_AIM:_ Quote the records that follow in full and exactly; leave out the pictures.

• • • • •

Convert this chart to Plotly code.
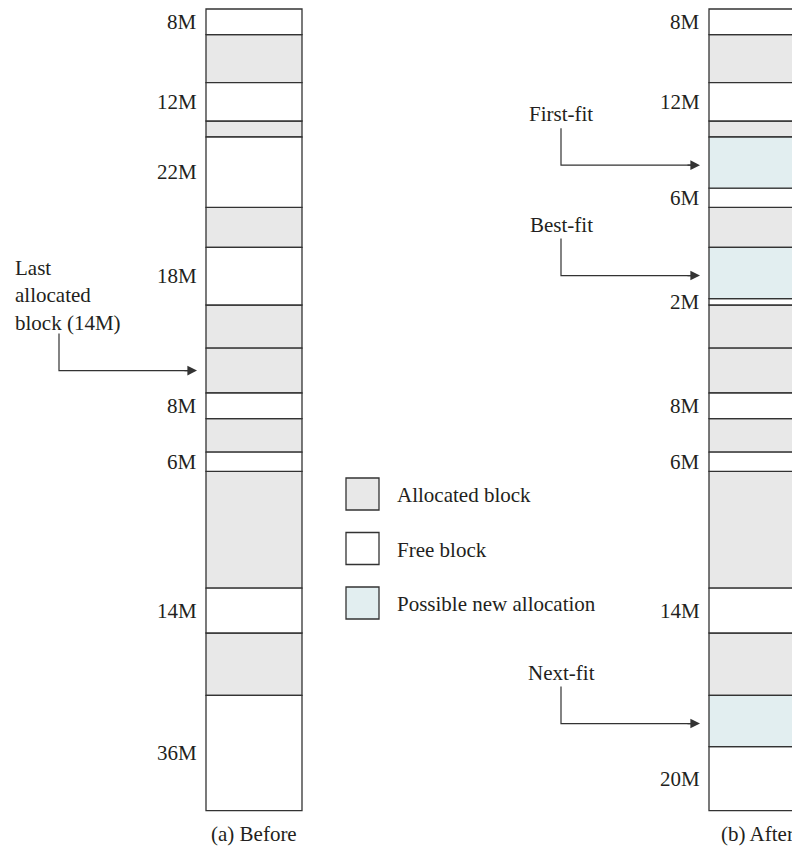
import plotly.graph_objects as go

# Memory blocks, top to bottom, sizes in MB
BEFORE_SIZES = [8, 15, 12, 5, 22, 12.5, 18, 13.5, 14, 8, 10.5, 6, 36.5, 14, 19.5, 36]
BEFORE_KINDS = ["free", "alloc", "free", "alloc", "free", "alloc", "free", "alloc",
                "alloc", "free", "alloc", "free", "alloc", "free", "alloc", "free"]

AFTER_SIZES = [8, 15, 12, 5, 16, 6, 12.5, 16, 2, 13.5, 14, 8, 10.5, 6, 36.5, 14, 19.5, 16, 20]
AFTER_KINDS = ["free", "alloc", "free", "alloc", "new", "free", "alloc", "new", "free",
               "alloc", "alloc", "free", "alloc", "free", "alloc", "free", "alloc", "new", "free"]

LAST_ALLOC_IDX = 8          # index in BEFORE
FIT_POINTERS = [("First-fit", 4), ("Best-fit", 7), ("Next-fit", 17)]  # index in AFTER

LEGEND_LABELS = ["Allocated block", "Free block", "Possible new allocation"]
CAPTIONS = ["(a) Before", "(b) After"]

FILL = {"alloc": "#e8e8e8", "free": "#ffffff", "new": "#e2eef0"}
LINE = "#333333"
TEXT = "#231f20"
FONT = dict(family="Liberation Serif, Times New Roman, serif", size=21, color=TEXT)

# canvas: x in page pixels, y in MB (3.2 px per MB, column starts 9px from top)
# the page body has an 8px margin, so the figure covers pixels 8..800 / 8..846
W, H = 800, 846
PAD = 8
TOP_PX, PX_PER_MB = 9, 3.2
COL_W = 96
COL_X = [254, 757]


def mb(px):
    """pixel row -> MB coordinate on the y axis"""
    return (px - TOP_PX) / PX_PER_MB


def starts(sizes):
    out, acc = [], 0
    for s in sizes:
        out.append(acc)
        acc += s
    return out


fig = go.Figure()
annotations = []
shapes = []

for col_x, sizes, kinds in [(COL_X[0], BEFORE_SIZES, BEFORE_KINDS),
                            (COL_X[1], AFTER_SIZES, AFTER_KINDS)]:
    base = starts(sizes)
    for kind in ["alloc", "free", "new"]:
        idx = [i for i, k in enumerate(kinds) if k == kind]
        if not idx:
            continue
        fig.add_trace(go.Bar(
            x=[col_x] * len(idx), y=[sizes[i] for i in idx], base=[base[i] for i in idx],
            width=COL_W, marker=dict(color=FILL[kind], line=dict(color=LINE, width=1.3)),
            hoverinfo="skip", showlegend=False,
        ))
    # size labels on free blocks
    for i, k in enumerate(kinds):
        if k == "free":
            annotations.append(dict(
                x=col_x - COL_W / 2 - 7, y=base[i] + sizes[i] / 2, text=f"{sizes[i]:g}M",
                xanchor="right", yanchor="middle", showarrow=False, font=FONT,
            ))


def pointer(stem_x, tip_x, y_arrow):
    y_top = y_arrow - 37 / PX_PER_MB
    fig.add_trace(go.Scatter(
        x=[stem_x, stem_x, tip_x - 8], y=[y_top, y_arrow, y_arrow], mode="lines",
        line=dict(color=LINE, width=1.2), hoverinfo="skip", showlegend=False,
    ))
    annotations.append(dict(
        x=tip_x, y=y_arrow, ax=tip_x - 14, ay=y_arrow, axref="x", ayref="y",
        text="", showarrow=True, arrowhead=2, arrowsize=1.6, arrowwidth=1.2,
        arrowcolor=LINE, standoff=0,
    ))


# last allocated block pointer (before)
b0 = starts(BEFORE_SIZES)
y_last = b0[LAST_ALLOC_IDX] + BEFORE_SIZES[LAST_ALLOC_IDX] / 2
pointer(59, COL_X[0] - COL_W / 2 - 9, y_last)
annotations.append(dict(
    x=13, y=y_last - 75 / PX_PER_MB,
    text=f"Last<br>allocated<br>block ({BEFORE_SIZES[LAST_ALLOC_IDX]:g}M)",
    xanchor="left", yanchor="middle", align="left", showarrow=False, font=FONT,
))

# placement policy pointers (after)
b1 = starts(AFTER_SIZES)
for label, i in FIT_POINTERS:
    y_arr = b1[i] + AFTER_SIZES[i] / 2 + 0.8
    pointer(561, COL_X[1] - COL_W / 2 - 9, y_arr)
    annotations.append(dict(
        x=561, y=y_arr - 51 / PX_PER_MB, text=label,
        xanchor="center", yanchor="middle", showarrow=False, font=FONT,
    ))

# legend
for j, (lab, kind) in enumerate(zip(LEGEND_LABELS, ["alloc", "free", "new"])):
    top = 478 + j * 54.5
    shapes.append(dict(
        type="rect", xref="x", yref="y", x0=346, x1=379, y0=mb(top), y1=mb(top + 32),
        fillcolor=FILL[kind], line=dict(color=LINE, width=1.3),
    ))
    annotations.append(dict(
        x=395, y=mb(top + 17), text=lab, xanchor="left", yanchor="middle",
        showarrow=False, font=FONT,
    ))

# captions
for cx, cap in zip(COL_X, CAPTIONS):
    annotations.append(dict(
        x=cx, y=mb(834), text=cap, xanchor="center", yanchor="middle",
        showarrow=False, font=FONT,
    ))

fig.update_layout(
    width=W - PAD, height=H - PAD, margin=dict(l=0, r=0, t=0, b=0),
    paper_bgcolor="white", plot_bgcolor="white", barmode="overlay",
    xaxis=dict(range=[PAD, W], visible=False, fixedrange=True),
    yaxis=dict(range=[mb(H), mb(PAD)], visible=False, fixedrange=True),
    annotations=annotations, shapes=shapes,
)

fig.write_html("out.html")
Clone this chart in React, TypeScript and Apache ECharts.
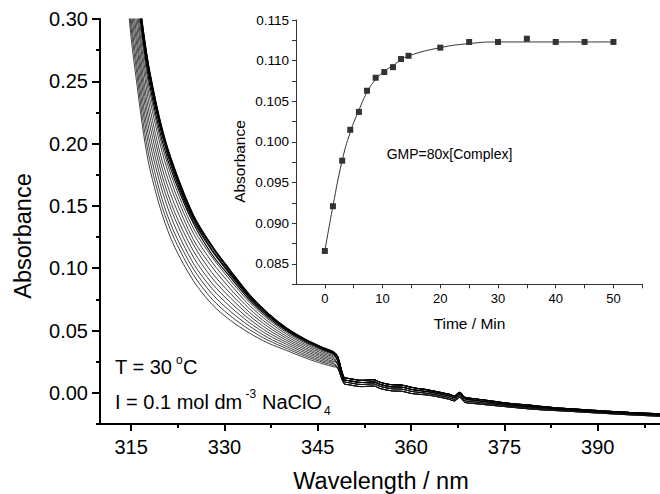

• • • • •

_RESPONSE FOR THIS EXERCISE:_
Convert this chart to Plotly code.
import plotly.graph_objects as go

# Memory blocks, top to bottom, sizes in MB
BEFORE_SIZES = [8, 15, 12, 5, 22, 12.5, 18, 13.5, 14, 8, 10.5, 6, 36.5, 14, 19.5, 36]
BEFORE_KINDS = ["free", "alloc", "free", "alloc", "free", "alloc", "free", "alloc",
                "alloc", "free", "alloc", "free", "alloc", "free", "alloc", "free"]

AFTER_SIZES = [8, 15, 12, 5, 16, 6, 12.5, 16, 2, 13.5, 14, 8, 10.5, 6, 36.5, 14, 19.5, 16, 20]
AFTER_KINDS = ["free", "alloc", "free", "alloc", "new", "free", "alloc", "new", "free",
               "alloc", "alloc", "free", "alloc", "free", "alloc", "free", "alloc", "new", "free"]

LAST_ALLOC_IDX = 8          # index in BEFORE
FIT_POINTERS = [("First-fit", 4), ("Best-fit", 7), ("Next-fit", 17)]  # index in AFTER

LEGEND_LABELS = ["Allocated block", "Free block", "Possible new allocation"]
CAPTIONS = ["(a) Before", "(b) After"]

FILL = {"alloc": "#e8e8e8", "free": "#ffffff", "new": "#e2eef0"}
LINE = "#333333"
TEXT = "#231f20"
FONT = dict(family="Liberation Serif, Times New Roman, serif", size=21, color=TEXT)

# canvas: x in page pixels, y in MB (3.2 px per MB, column starts 9px from top)
# the page body has an 8px margin, so the figure covers pixels 8..800 / 8..846
W, H = 800, 846
PAD = 8
TOP_PX, PX_PER_MB = 9, 3.2
COL_W = 96
COL_X = [254, 757]


def mb(px):
    """pixel row -> MB coordinate on the y axis"""
    return (px - TOP_PX) / PX_PER_MB


def starts(sizes):
    out, acc = [], 0
    for s in sizes:
        out.append(acc)
        acc += s
    return out


fig = go.Figure()
annotations = []
shapes = []

for col_x, sizes, kinds in [(COL_X[0], BEFORE_SIZES, BEFORE_KINDS),
                            (COL_X[1], AFTER_SIZES, AFTER_KINDS)]:
    base = starts(sizes)
    for kind in ["alloc", "free", "new"]:
        idx = [i for i, k in enumerate(kinds) if k == kind]
        if not idx:
            continue
        fig.add_trace(go.Bar(
            x=[col_x] * len(idx), y=[sizes[i] for i in idx], base=[base[i] for i in idx],
            width=COL_W, marker=dict(color=FILL[kind], line=dict(color=LINE, width=1.3)),
            hoverinfo="skip", showlegend=False,
        ))
    # size labels on free blocks
    for i, k in enumerate(kinds):
        if k == "free":
            annotations.append(dict(
                x=col_x - COL_W / 2 - 7, y=base[i] + sizes[i] / 2, text=f"{sizes[i]:g}M",
                xanchor="right", yanchor="middle", showarrow=False, font=FONT,
            ))


def pointer(stem_x, tip_x, y_arrow):
    y_top = y_arrow - 37 / PX_PER_MB
    fig.add_trace(go.Scatter(
        x=[stem_x, stem_x, tip_x - 8], y=[y_top, y_arrow, y_arrow], mode="lines",
        line=dict(color=LINE, width=1.2), hoverinfo="skip", showlegend=False,
    ))
    annotations.append(dict(
        x=tip_x, y=y_arrow, ax=tip_x - 14, ay=y_arrow, axref="x", ayref="y",
        text="", showarrow=True, arrowhead=2, arrowsize=1.6, arrowwidth=1.2,
        arrowcolor=LINE, standoff=0,
    ))


# last allocated block pointer (before)
b0 = starts(BEFORE_SIZES)
y_last = b0[LAST_ALLOC_IDX] + BEFORE_SIZES[LAST_ALLOC_IDX] / 2
pointer(59, COL_X[0] - COL_W / 2 - 9, y_last)
annotations.append(dict(
    x=13, y=y_last - 75 / PX_PER_MB,
    text=f"Last<br>allocated<br>block ({BEFORE_SIZES[LAST_ALLOC_IDX]:g}M)",
    xanchor="left", yanchor="middle", align="left", showarrow=False, font=FONT,
))

# placement policy pointers (after)
b1 = starts(AFTER_SIZES)
for label, i in FIT_POINTERS:
    y_arr = b1[i] + AFTER_SIZES[i] / 2 + 0.8
    pointer(561, COL_X[1] - COL_W / 2 - 9, y_arr)
    annotations.append(dict(
        x=561, y=y_arr - 51 / PX_PER_MB, text=label,
        xanchor="center", yanchor="middle", showarrow=False, font=FONT,
    ))

# legend
for j, (lab, kind) in enumerate(zip(LEGEND_LABELS, ["alloc", "free", "new"])):
    top = 478 + j * 54.5
    shapes.append(dict(
        type="rect", xref="x", yref="y", x0=346, x1=379, y0=mb(top), y1=mb(top + 32),
        fillcolor=FILL[kind], line=dict(color=LINE, width=1.3),
    ))
    annotations.append(dict(
        x=395, y=mb(top + 17), text=lab, xanchor="left", yanchor="middle",
        showarrow=False, font=FONT,
    ))

# captions
for cx, cap in zip(COL_X, CAPTIONS):
    annotations.append(dict(
        x=cx, y=mb(834), text=cap, xanchor="center", yanchor="middle",
        showarrow=False, font=FONT,
    ))

fig.update_layout(
    width=W - PAD, height=H - PAD, margin=dict(l=0, r=0, t=0, b=0),
    paper_bgcolor="white", plot_bgcolor="white", barmode="overlay",
    xaxis=dict(range=[PAD, W], visible=False, fixedrange=True),
    yaxis=dict(range=[mb(H), mb(PAD)], visible=False, fixedrange=True),
    annotations=annotations, shapes=shapes,
)

fig.write_html("out.html")
Clone this chart in React, TypeScript and Apache ECharts.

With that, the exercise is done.